Using the RDTII framework, the Philippines reported an overall RDTII score of 0.342 in 2020, which rates the country as having a slightly restrictive digital trade environment.

The authors said in the same year, the Philippines performed best in three pillars: pillar 1 (tariffs and trade defense measures), pillar 6 (cross-border data policies), and pillar 8 (intermediary liability and content access). In the three pillars, the country scored less than 0.200, indicating a nonrestrictive policy and regulatory environment.

In contrast, the Philippines performed worst in three pillars: pillar 2 (public procurement), pillar 3 (foreign direct investment), and pillar 5 (telecommunications infrastructure and competition).

The authors said that in those three pillars, the Philippines got a score of above 0.610, characterized by having a strongly restrictive policy and regulatory environment.

Meanwhile, the Philippines was found to be slightly restrictive in intellectual property rights (pillar 4), domestic policies on the use of data (pillar 7), quantitative trade restrictions (pillar 9), standards (pillar 10), and online sales and transactions (pillar 11), with scores ranging from 0.210 to 0.400.

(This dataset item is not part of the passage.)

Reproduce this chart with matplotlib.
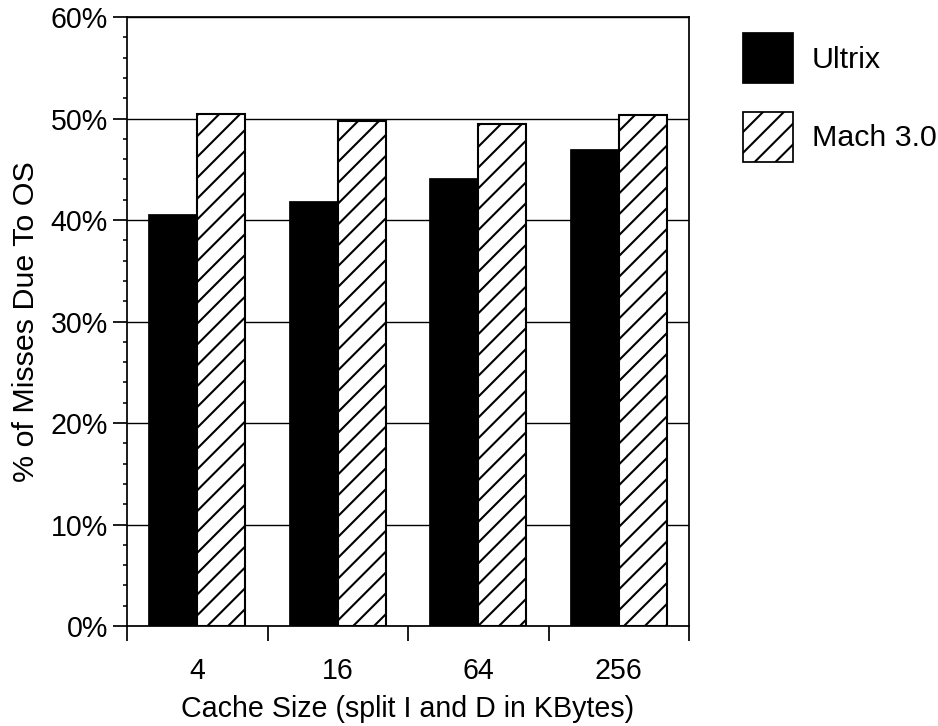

"This study finds that the Philippines generally has an open policy environment for digital trade, which suggests that it is ready for digital trade integration with the region," the authors said.

"However, the proper implementation of some of these policies has not been fully achieved, and this could be a great obstacle or challenge to regional integration," they added.

To fully pursue integration, some of the recommendations include amending the constitutional restrictions to foreign participation in key digital industries; enhancing consumer participation by addressing issues on cyber security; enabling the digital delivery of government services; intensifying programs to address the digital infrastructure gap; promoting stringer cooperation on intellectual property among economies in the Asia-Pacific; and exploring the adoption of cross-border telebanking, to other sectors.